Sports Investment Partners (SIP) is a bridge between the worlds of commercial sport and financial investment. We work with investors looking for opportunities and with companies looking for investors. We personally co-invest in businesses and play an active role in driving growth and value. We partner with entrepreneurs to help realise the capital value of their hard work and with rights holders seeking to secure the financial future of their sport.
From introducing those seeking investments to those offering opportunity, providing commercial advice to investors, strategic consultancy to those looking for investment, developing business plans, driving commercial due diligence to sitting on the board of directors driving growth we are here to further commercial interests in sport.

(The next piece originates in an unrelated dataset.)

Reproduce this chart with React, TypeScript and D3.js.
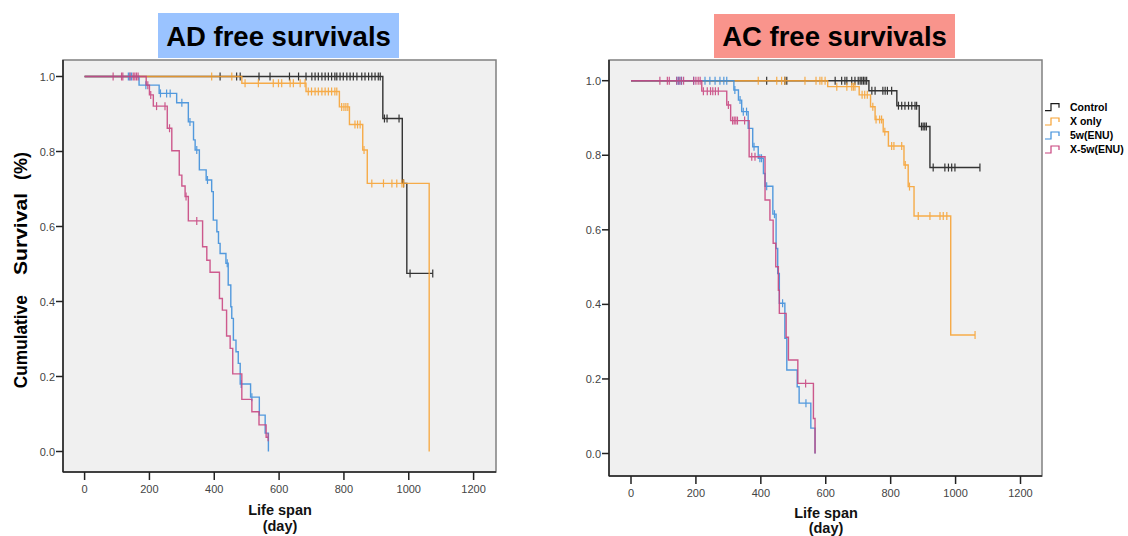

Now this list is not meant to be exhaustive nor to cover all the ground that might be of use to prospective companies looking to raise funds. My colleagues at SIP will also have their own list of Do’s and Don’ts so this is just my personal perspective. What it will hopefully do is show some of the things that we commonly see and my slant on how best to approach the task.
You can’t all be Facebook
The beauty of the logical way of thinking of course is that when you starting adding up suddenly your growth curve is exponential and that’s exciting. The problem is when a start up comes in and presents that it will be a unicorn in just 3 short years it makes it difficult to believe. Is this possible? Absolutely. Is it probable or even likely? No. Here’s the thing, you just need to make people believe it’s a good investment. That doesn’t necessarily mean you have to be Mark Zuckerberg.
No-one ever mentions the competition
I am often amazed at how insular companies can be at launch. The ideas are normally great and there is often actually a near useable MVP (minimum viable product) or live commercial entity. The focus on growth is brilliant but making presentations that suggest there is no competition or none that is viable is rarely going to convince anyone that is actually the case. Much better to recognise this, accept the challenges that may come along and focus on having answers ready as to why you will win.
Have a good finance man in the wings
I have been regularly amazed at how rarely young companies have a competent or better yet brilliant finance man involved. It may not be the core asset the company needs on day one but I promise you that having someone who understands finance and the value of money can be incredibly useful to your business. I’m not talking about an accountant – but an actual CFO who can see the forest for the trees, can advise you on cash burn, opportunities and the language of investors. They needn’t be full time but having them on side will make your planning better and give confidence to outsiders.
Where’s the IP?
A lot of business plans I have seen in the past few years are for exciting technologies that may or may not change how sport is consumed. A common problem though is when you look at what is actually the core to the product you can often see that a 16year old could be building the next version of that already and the barrier to entry is next to zero…so you need to tell the story as to why you can win if the IP is virtually zero.
The world isn’t that logical
One of the regular occurrences I see is business plans that rely on good simple logic. It makes a lot of sense and I understand why that approach has been taken. Logic is always a good place to start. It is also very difficult to programme into excel sheets the illogical nature of life and the fact that we know things won’t be so straight forward. I would love to see more young companies look at the problems they will face and have ready answers as to why it can’t be perfect all the time.
At least a few times a year I meet with someone pitching a new product. This product is often barely past MVP stage but they give themselves a valuation of £100m+ and ask for £10m up front. The response is normally “Good Luck”. Whilst I am sure I will miss out on a few opportunities where that may work out its still worth saying no and finding someone who understand that having the work tech in their deck doesn’t make them valuable (yet).
Show me some initiative
Whenever I meet someone for the first time for a business meeting I will invariably try to google them, search their background on LinkedIn, figure out what might have interested them in the past. I would strongly suggest companies out fundraising do the same. Know who you are meeting. Ask them questions, show a willingness to learn from their experiences and make a connection. People like to work with people who they trust and show some drive. A little bit of google may go a long way.
I love the “lean start-up” and its great to meet people who have read similar materials along the way. However, most tech businesses have a pitch that says they need to build assets and staff for about 2-3 years but after that the cost base stays the same and they just leverage the assets. That’s an interesting concept but most exponential organisations have grown their cost base…Facebook isn’t still 50 people. Be more realistic.
Europe is not the same!
Shocking I know but the European market isn’t the same as the US. Actually most European markets are quite different to one another let alone the US. Personally I see lots of opportunities for US sport businesses to grow on this side of the pond but they need to recognise that their product or service offering needs to be adapted (and yes SIP can help).
There are lots of exciting things coming in the sports industry and the pace of technological change offers, in my view, a wonderful opportunity to grow and expand the sector.